Sedation in Dentistry

For many people, a trip to the dentist is a pretty serious – and seriously scary – thing. Some procedures are painful, highly invasive things that nobody wants to be awake for, while for others, it’s a matter of suffering from dental phobia.

Sedation Dentistry provides a relaxing, stress-free experience for dental patients and enables those that are too scared to visit the dentist to get the care they need without the associated fear.

Did you know that approximately 30% of the population avoids going to the dentist because they’re afraid to? That’s a lot of people that don’t get the dental care that they need to retain a healthy smile!

I Want to be Sedated – Whatever That Means.

Sedation is the use of sedatives – a type of drug – to achieve a calm, relaxed state. Examples of sedatives are tranquilizers, depressants, anti-anxiety medications and nitrous oxide. There are many ways of administering them, including IV, inhalation and by swallowing a pill. The IV (intravenous) is no longer the primary method of sedative delivery – good news for those of us that aren’t fond of needles.

Sedation dentistry is very, very common in North America since it is very easy and requires no needles (another phobia of many members of the population).

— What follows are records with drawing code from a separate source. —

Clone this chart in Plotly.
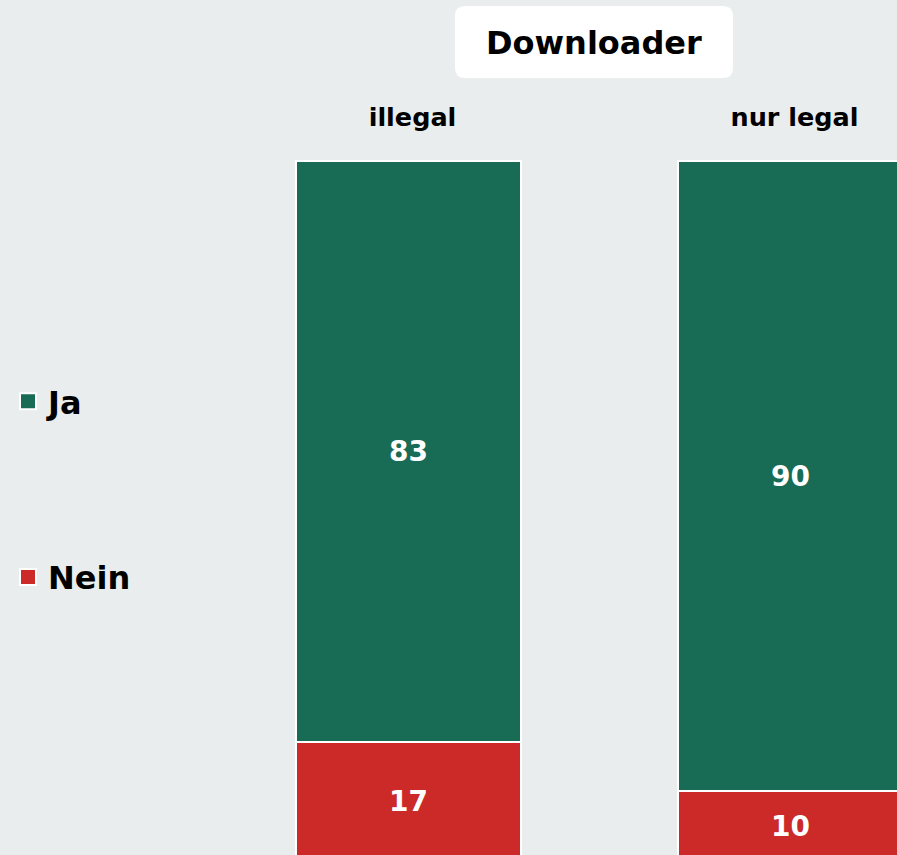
import plotly.graph_objects as go

# Survey answers by downloader type (percent)
categories = ["illegal", "nur legal"]
ja_values = [83, 90]
nein_values = [17, 10]
series_names = ["Ja", "Nein"]
chart_title = "Downloader"

GREEN = "#186B55"
RED = "#CC2929"
BG = "#E9EDEE"
FONT = "DejaVu Sans"

W, H = 897, 855
M_TOP, M_BOTTOM = 160, 0
PLOT_H = H - M_TOP - M_BOTTOM


def px_x(px):
    return px / W


def px_y(py):
    return (H - M_BOTTOM - py) / PLOT_H


x_pos = list(range(len(categories)))
value_font = dict(family=FONT, size=28, color="white", weight="bold")

fig = go.Figure()
# "Nein" sits at the bottom of each stack, "Ja" above it
fig.add_trace(go.Bar(
    x=x_pos, y=nein_values, name=series_names[1],
    marker=dict(color=RED, line=dict(color="white", width=2)),
    text=[str(v) for v in nein_values], textposition="inside",
    insidetextanchor="middle", textfont=value_font,
    width=0.589, showlegend=False, hoverinfo="skip",
))
fig.add_trace(go.Bar(
    x=x_pos, y=ja_values, name=series_names[0],
    marker=dict(color=GREEN, line=dict(color="white", width=2)),
    text=[str(v) for v in ja_values], textposition="inside",
    insidetextanchor="middle", textfont=value_font,
    width=0.589, showlegend=False, hoverinfo="skip",
))

# legend entries with larger square swatches
for name, col in zip(series_names, [GREEN, RED]):
    fig.add_trace(go.Scatter(
        x=[None], y=[None], mode="markers", name=name, legendgroup=name,
        marker=dict(symbol="square", size=16, color=col,
                    line=dict(color="white", width=2)),
    ))

# rounded white box behind the title
x0, x1, y0, y1, r = 455, 733, 6, 78, 10
rx, ry = r / W, r / PLOT_H
X0, X1, Y0, Y1 = px_x(x0), px_x(x1), px_y(y0), px_y(y1)
path = (
    f"M {X0 + rx},{Y0} L {X1 - rx},{Y0} Q {X1},{Y0} {X1},{Y0 - ry} "
    f"L {X1},{Y1 + ry} Q {X1},{Y1} {X1 - rx},{Y1} "
    f"L {X0 + rx},{Y1} Q {X0},{Y1} {X0},{Y1 + ry} "
    f"L {X0},{Y0 - ry} Q {X0},{Y0} {X0 + rx},{Y0} Z"
)
fig.add_shape(type="path", path=path, xref="paper", yref="paper",
              fillcolor="white", line=dict(width=0), layer="below")

fig.add_annotation(
    text=chart_title, x=px_x(594), y=px_y(43), xref="paper", yref="paper",
    xanchor="center", yanchor="middle", showarrow=False,
    font=dict(family=FONT, size=32, color="black", weight="bold"),
)

px_per_unit = 7.0
fig.update_layout(
    width=W, height=H,
    margin=dict(l=0, r=0, t=M_TOP, b=M_BOTTOM, pad=0),
    paper_bgcolor=BG, plot_bgcolor=BG,
    barmode="stack", bargap=0,
    font=dict(family=FONT, color="black"),
    legend=dict(
        x=px_x(8), y=px_y(374), xanchor="left", yanchor="top",
        traceorder="grouped", tracegroupgap=131,
        font=dict(family=FONT, size=32, color="black", weight="bold"),
        bgcolor="rgba(0,0,0,0)", itemclick=False, itemdoubleclick=False,
    ),
    xaxis=dict(
        range=[-408.5 / 382, (W - 408.5) / 382],
        tickmode="array", tickvals=x_pos, ticktext=categories,
        side="top", ticks="", ticklabelstandoff=28, ticklabelshift=4,
        showgrid=False, zeroline=False, showline=False,
        tickfont=dict(family=FONT, size=25.5, color="black", weight="bold"),
        fixedrange=True,
    ),
    yaxis=dict(
        range=[6 / px_per_unit, 100 + 1 / px_per_unit],
        visible=False, showgrid=False, zeroline=False, fixedrange=True,
    ),
)

fig.write_html("out.html")
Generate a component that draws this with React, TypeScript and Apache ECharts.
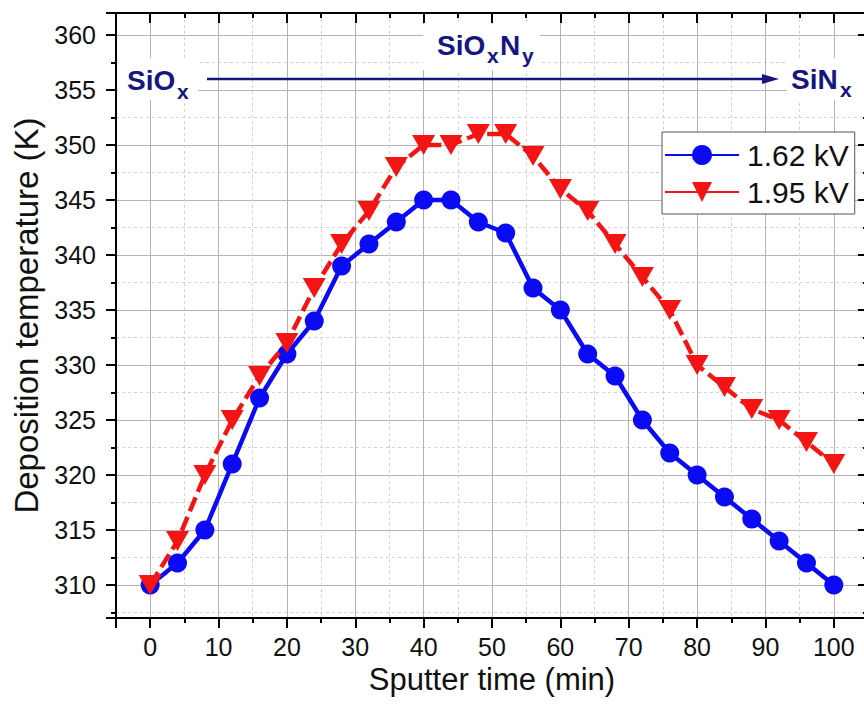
import React, { useEffect, useRef } from 'react';
import * as echarts from 'echarts';

// ---- data ----
const times = [0, 4, 8, 12, 16, 20, 24, 28, 32, 36, 40, 44, 48, 52, 56, 60, 64, 68, 72, 76, 80, 84, 88, 92, 96, 100];
const temp162 = [310, 312, 315, 321, 327, 331, 334, 339, 341, 343, 345, 345, 343, 342, 337, 335, 331, 329, 325, 322, 320, 318, 316, 314, 312, 310];
const temp195 = [310, 314, 320, 325, 329, 332, 337, 341, 344, 348, 350, 350, 351, 351, 349, 346, 344, 341, 338, 335, 330, 328, 326, 325, 323, 321];
const seriesNames = ['1.62 kV', '1.95 kV'];
const xTitle = 'Sputter time (min)';
const yTitle = 'Deposition temperature (K)';
const xRange = [-5, 105];
const yRange = [307, 362];

const FONT = "'Liberation Sans', Arial, Helvetica, sans-serif";
const NAVY = '#16167e';
const BLUE = '#0a0af5';
const RED = '#f51414';
const MAJOR_GRID = '#b4b4b4';
const MINOR_GRID = '#d2d2d2';

export default function App() {
  const ref = useRef<HTMLDivElement>(null);

  useEffect(() => {
    const chart = echarts.init(ref.current as HTMLDivElement, null, { renderer: 'svg' });

    const tickStyle = { color: '#000', width: 2 };
    const majorX = { type: 'value', min: xRange[0], max: xRange[1], splitNumber: 11 };
    // minor-tick helper axis: shifted by half a major step so nice ticks fall on the minor positions
    const minorX = { type: 'value', min: xRange[0] - 5, max: xRange[1] - 5, splitNumber: 11 };
    const majorY = { type: 'value', min: yRange[0], max: yRange[1], splitNumber: 11 };
    const minorY = { type: 'value', min: yRange[0] - 2.5, max: yRange[1] - 2.5, splitNumber: 11 };

    const mainText = (x: number, y: number, text: string) => ({
      type: 'text', z: 6, x, y,
      style: { text, fill: NAVY, fontSize: 28, fontWeight: 'bold', fontFamily: FONT, align: 'left', verticalAlign: 'middle' },
    });
    const subText = (x: number, y: number, text: string) => ({
      type: 'text', z: 6, x, y,
      style: { text, fill: NAVY, fontSize: 21, fontWeight: 'bold', fontFamily: FONT, align: 'left', verticalAlign: 'middle' },
    });

    const option: any = {
      animation: false,
      backgroundColor: '#ffffff',
      textStyle: { fontFamily: FONT },
      grid: {
        left: 116,
        top: 13,
        right: -4,
        bottom: 96,
        containLabel: false,
        outerBoundsMode: 'none',
      },
      legend: {
        data: seriesNames,
        orient: 'vertical',
        left: 662,
        top: 132,
        padding: [8, 6, 7, 2],
        itemWidth: 74,
        itemHeight: 25,
        itemGap: 7,
        backgroundColor: '#ffffff',
        borderColor: '#555555',
        borderWidth: 1,
        borderRadius: 0,
        lineStyle: { type: 'solid' },
        textStyle: { fontSize: 30, fontFamily: FONT, color: '#111', lineHeight: 30, padding: [0, 0, 0, 3] },
        z: 10,
      },
      xAxis: [
        {
          ...majorX,
          position: 'bottom',
          axisLine: { show: true, onZero: false, lineStyle: { color: '#000', width: 2 } },
          axisTick: { show: true, inside: false, length: 10, lineStyle: tickStyle },
          axisLabel: {
            show: true,
            margin: 16,
            fontSize: 25,
            color: '#111',
            fontFamily: FONT,
            formatter: (v: number) => (v % 10 === 0 && v >= 0 && v <= 100 ? String(v) : ''),
          },
          splitLine: { show: true, lineStyle: { color: MAJOR_GRID, width: 1 } },
          name: xTitle,
          nameLocation: 'middle',
          nameGap: 44,
          nameTextStyle: { fontSize: 31, color: '#111', fontFamily: FONT },
        },
        {
          ...minorX,
          position: 'bottom',
          axisLine: { show: false, onZero: false },
          axisTick: { show: true, inside: false, length: 5, lineStyle: tickStyle },
          axisLabel: { show: false },
          splitLine: { show: true, lineStyle: { color: MINOR_GRID, width: 1, type: [3, 3] } },
        },
        {
          ...majorX,
          position: 'top',
          axisLine: { show: true, onZero: false, lineStyle: { color: '#000', width: 2 } },
          axisTick: { show: true, inside: true, length: 10, lineStyle: tickStyle },
          axisLabel: { show: false },
          splitLine: { show: false },
        },
        {
          ...minorX,
          position: 'top',
          axisLine: { show: false, onZero: false },
          axisTick: { show: true, inside: true, length: 5, lineStyle: tickStyle },
          axisLabel: { show: false },
          splitLine: { show: false },
        },
      ],
      yAxis: [
        {
          ...majorY,
          position: 'left',
          axisLine: { show: true, onZero: false, lineStyle: { color: '#000', width: 2 } },
          axisTick: { show: true, inside: false, length: 10, lineStyle: tickStyle },
          axisLabel: {
            show: true,
            margin: 20,
            fontSize: 25,
            color: '#111',
            fontFamily: FONT,
            formatter: (v: number) => (v % 5 === 0 ? String(v) : ''),
          },
          splitLine: { show: true, lineStyle: { color: MAJOR_GRID, width: 1 } },
          name: yTitle,
          nameLocation: 'middle',
          nameGap: 68,
          nameTextStyle: { fontSize: 33, color: '#111', fontFamily: FONT },
        },
        {
          ...minorY,
          position: 'left',
          axisLine: { show: false, onZero: false },
          axisTick: { show: true, inside: false, length: 5, lineStyle: tickStyle },
          axisLabel: { show: false },
          splitLine: { show: true, lineStyle: { color: MINOR_GRID, width: 1, type: [3, 3] } },
        },
        {
          ...majorY,
          position: 'right',
          axisLine: { show: true, onZero: false, lineStyle: { color: '#000', width: 2 } },
          axisTick: { show: true, inside: true, length: 10, lineStyle: tickStyle },
          axisLabel: { show: false },
          splitLine: { show: false },
        },
        {
          ...minorY,
          position: 'right',
          axisLine: { show: false, onZero: false },
          axisTick: { show: true, inside: true, length: 5, lineStyle: tickStyle },
          axisLabel: { show: false },
          splitLine: { show: false },
        },
      ],
      series: [
        {
          name: seriesNames[0],
          type: 'line',
          xAxisIndex: 0,
          yAxisIndex: 0,
          data: times.map((t, i) => [t, temp162[i]]),
          symbol: 'circle',
          symbolSize: 19,
          lineStyle: { color: BLUE, width: 4.5 },
          itemStyle: { color: BLUE },
          z: 3,
        },
        {
          name: seriesNames[1],
          type: 'line',
          xAxisIndex: 0,
          yAxisIndex: 0,
          data: times.map((t, i) => [t, temp195[i]]),
          symbol: 'triangle',
          symbolRotate: 180,
          symbolSize: [23, 20],
          lineStyle: { color: RED, width: 4.5, type: [15, 6] },
          itemStyle: { color: RED },
          z: 4,
        },
      ],
      graphic: {
        elements: [
          { type: 'rect', z: 5, shape: { x: 118, y: 58, width: 80, height: 42 }, style: { fill: '#fff' } },
          { type: 'rect', z: 5, shape: { x: 423, y: 24, width: 117, height: 46 }, style: { fill: '#fff' } },
          { type: 'rect', z: 5, shape: { x: 787, y: 58, width: 80, height: 42 }, style: { fill: '#fff' } },
          { type: 'line', z: 6, shape: { x1: 207, y1: 79, x2: 766, y2: 79 }, style: { stroke: NAVY, lineWidth: 2.5 } },
          { type: 'polygon', z: 6, shape: { points: [[762, 74], [779, 79], [762, 84]] }, style: { fill: NAVY } },
          mainText(127, 80, 'SiO'),
          subText(177, 91, 'x'),
          mainText(437, 45, 'SiO'),
          subText(487, 55, 'x'),
          mainText(500, 45, 'N'),
          subText(522, 55, 'y'),
          mainText(791, 79, 'SiN'),
          subText(840, 89, 'x'),
        ],
      },
    };

    chart.setOption(option);
    return () => {
      chart.dispose();
    };
  }, []);

  return (
    <div
      ref={ref}
      style={{ position: 'absolute', left: 0, top: 0, width: 864, height: 714, background: '#ffffff' }}
    />
  );
}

Best of all, these medications make sure that most patients don’t even remember the treatment that they just went through.

What’s the Difference Between Local Anesthetic and Sedation?

Local anesthetic blocks pain from a single area, for example, the right side of the mouth, while sedation dulls your pain receptors in general.

Most procedures will require you to have both a sedative and a local anesthetic.

Sedation Dentistry: The Benefits

Sedated patients often feel as if their procedure only lasted a few minutes when it could actually have been several hours, so procedures that normally require many separate visits can actually take fewer appointments than usual.

So, if the length of time that a procedure may require is what is stopping you from having adjustments made to your smile – like various forms of brace, or even veneers – if you opt for sedative dentistry, your appointments will actually feel much shorter than they really are. This is a huge plus for most people!

Be Prepared!

Patients of this method of dentistry will want to arrange to have a caregiver take them to their dentist appointment, pick them up when it’s over and possibly spend some time with them afterward while the sedative wears off.

Sedation Types

Moderate Sedation: Moderate sedation means being less conscious than normal. You can still breathe independently, you still have your reflexes and you still respond to stimulation, but you are less aware of pain, sounds and smells. Patients will be told to take the medication before their appointment before they arrive.

Anxiolysis: Mild sedation for relieving anxiety, such as “laughing gas”, which causes some tingling/numbness and an overall happy feeling. Pills may be used in place of the gas.

General Anesthesia: Used for surgery.